Southern Gentlemen - "Valley of Fire" CD cover image

"Valley of Fire" track listing:

1. Valley of Fire
2. The Sky is Falling
3. Devil in Me
4. Snake Flower
5. Trouble on the Road
6. End of the World
7. Hard Winter
8. Whiplash Girl
9. Dropping Anchor
10. Never Say Never
11. Bitter Harvest

Reviewed by on October 24, 2009

"On the downside, there are some moments where the bluesy feel and some clumsy lyrics make Southern Gentlemen seem like your neighborhood bar band, rather than one whose album you'd happily fork over 15 bucks for."

If you like Whitesnake, I'll bet you'll like Southern Gentlemen's "Valley of Fire." Guitarist David Chastain, singer Eric Johns, bassist Dave Swart and drummer Mike Haid play the same sort of muscular post-Zeppelin blues rock that the pre-Tawny Kitaen Whitesnake specialized in — minus the keyboards. The end result is a disc that's a pleasant enough 45-minute diversion, but one that occasionally veers a little too far into bar band territory.

This is the first Southern Gentlemen disc that features songwriting by anyone other than Chastain (who's best known for his work in his self-titled metal band).

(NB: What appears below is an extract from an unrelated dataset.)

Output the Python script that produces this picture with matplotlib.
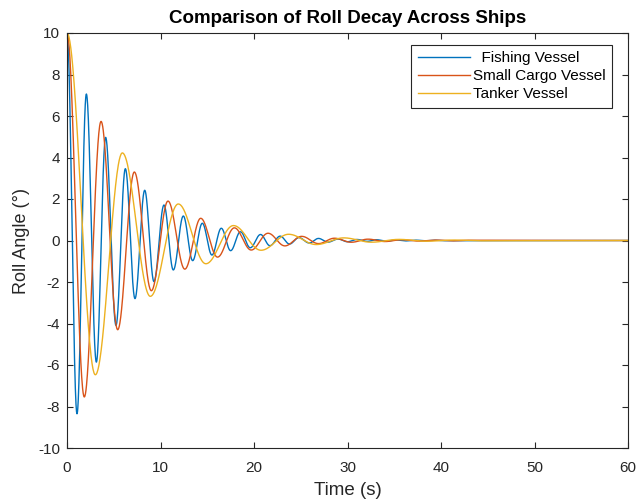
import numpy as np
import matplotlib
matplotlib.use("Agg")
import matplotlib.pyplot as plt

plt.rcParams['font.family'] = ['Liberation Sans', 'DejaVu Sans']
plt.rcParams['axes.unicode_minus'] = False

# Extrema (time in s, roll angle in deg)
fishing_t = [0, 1.07, 2.07, 3.14, 4.13, 5.24, 6.24, 7.27, 8.31, 9.30, 10.37, 11.37,
             12.44, 13.44, 14.47, 15.50, 16.50, 17.50, 18.55, 19.6, 20.7, 21.7, 22.8,
             23.8, 24.8, 25.9, 26.9, 27.9, 29.0, 30.0, 31.0, 32.1, 33.1, 34.2, 35.2,
             36.2, 37.3, 38.3, 39.3, 40.4, 60.0]
fishing_v = [10, -8.35, 7.06, -5.86, 4.97, -4.09, 3.46, -2.80, 2.42, -1.98, 1.71, -1.42,
             1.18, -0.97, 0.83, -0.70, 0.59, -0.49, 0.42, -0.35, 0.29, -0.25, 0.21,
             -0.17, 0.14, -0.12, 0.10, -0.08, 0.07, -0.06, 0.05, -0.04, 0.035, -0.03,
             0.025, -0.02, 0.017, -0.014, 0.012, -0.01, 0.0]

cargo_t = [0, 1.85, 3.64, 5.42, 7.20, 9.02, 10.8, 12.6, 14.3, 16.1, 17.9, 19.7, 21.5,
           23.3, 25.1, 26.9, 28.6, 30.4, 32.2, 34.0, 35.8, 37.6, 39.4, 41.2, 43.0, 60.0]
cargo_v = [10, -7.54, 5.74, -4.30, 3.30, -2.42, 1.90, -1.38, 1.07, -0.80, 0.61, -0.46,
           0.35, -0.26, 0.20, -0.15, 0.11, -0.085, 0.065, -0.05, 0.037, -0.028, 0.021,
           -0.016, 0.012, 0.0]

tanker_t = [0, 3.03, 5.92, 8.91, 11.9, 14.85, 17.8, 20.75, 23.7, 26.65, 29.6, 32.55,
            35.5, 38.45, 41.4, 44.35, 60.0]
tanker_v = [10, -6.47, 4.22, -2.69, 1.76, -1.12, 0.72, -0.47, 0.30, -0.195, 0.126,
            -0.082, 0.053, -0.034, 0.022, -0.014, 0.0]

labels = ['  Fishing Vessel', 'Small Cargo Vessel', 'Tanker Vessel']
colors = ['#0072BD', '#D95319', '#EDB120']
x_ticks = [0, 10, 20, 30, 40, 50, 60]
y_ticks = [-10, -8, -6, -4, -2, 0, 2, 4, 6, 8, 10]


def smooth_path(tt, vv, n=60):
    """Join successive extrema with half-cosine arcs for drawing."""
    xs, ys = [], []
    for i in range(len(tt) - 1):
        t0, t1, v0, v1 = tt[i], tt[i + 1], vv[i], vv[i + 1]
        s = np.linspace(0, 1, n, endpoint=False)
        xs.append(t0 + s * (t1 - t0))
        ys.append((v0 + v1) / 2 + (v0 - v1) / 2 * np.cos(np.pi * s))
    xs.append([tt[-1]])
    ys.append([vv[-1]])
    return np.concatenate(xs), np.concatenate(ys)


fig = plt.figure(figsize=(6.40, 5.01), dpi=100)
ax = fig.add_axes([67 / 640, 53 / 501, 561 / 640, 415 / 501])

for tt, vv, lab, c in zip([fishing_t, cargo_t, tanker_t],
                          [fishing_v, cargo_v, tanker_v], labels, colors):
    x, y = smooth_path(tt, vv)
    ax.plot(x, y, color=c, lw=1.0, label=lab)

ax.set_xlim(0, 60)
ax.set_ylim(-10, 10)
ax.set_xticks(x_ticks)
ax.set_yticks(y_ticks)
ax.tick_params(direction='in', top=True, right=True, length=4, width=0.8,
               labelsize=11, colors='#262626')
ax.tick_params(axis='x', pad=9.5)
ax.tick_params(axis='y', pad=5)
for sp in ax.spines.values():
    sp.set_color('#262626')
    sp.set_linewidth(0.8)

ax.set_xlabel('Time (s)', fontsize=13.5, color='#262626', labelpad=5)
ax.set_ylabel('Roll Angle (°)', fontsize=13, color='#262626', labelpad=6)
ax.set_title('Comparison of Roll Decay Across Ships', fontsize=13.5,
             fontweight='bold', color='black', pad=7)

leg = ax.legend(loc='upper right', bbox_to_anchor=(0.9715, 0.971), borderaxespad=0,
                fontsize=11, handlelength=3.45, handletextpad=0.2,
                labelspacing=0.27, borderpad=0.4, fancybox=False, framealpha=1)
leg.get_frame().set_edgecolor('#262626')
leg.get_frame().set_linewidth(0.8)

fig.savefig('out.png', dpi=100)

Vocalist Eric Johns wrote the vocal melodies and lyrics, and he's done a great job of it, writing parts that are well-suited to his vocal range. He can soar like Coverdale and has an appealing lower range that's reminiscent of Elf-era Dio.

Those expecting neoclassical guitar fireworks from Chastain will leave disappointed. This is strictly a boogie-blues affair with just enough distortion added in to give it a metal edge. That said, Chastain burns up the fretboard with his best solo on "Trouble on the Road."

The band's dedication to a bare-bones sound is reflected in the fact that Chastain never dubs in a second "rhythm" guitar part when he's soloing. I like the fact that the studio recording sounds as "live" as possible, but it does expose a bit of weakness in terms of Dave Swart's bass lines, which sound quite sparse during the solos.

Generally, the best songs on the album move at a good clip, including "Whiplash Girl," which is propelled well by Mike Haid's Bonham-like bashing on the drum kit. "Never Say Never" is another good one with a ZZ Top vibe.

On the downside, there are some moments where the bluesy feel and some clumsy lyrics make Southern Gentlemen seem like your neighborhood bar band, rather than one whose album you'd happily fork over 15 bucks for. The worst offender is "Devil In Me," which clumsily makes reference to a "stairway to heaven" and a "highway to hell" in the same breath. Also, I was less than excited by the several attempts at topical songwriting which referred to kids being sent off to die in a desert war.

Southern Gentlemen's "Valley of Fire" isn't anything that even makes an attempt to redefine the genre. It's a solid bit of blues rock that, despite some clumsy moments, will mostly keep your toe tapping for 45 minutes.

Highs: The faster-paced "Whiplash Girl" and "Never Say Never."

Lows: The band veers into bar band territory on a couple tracks, including "Devil In Me."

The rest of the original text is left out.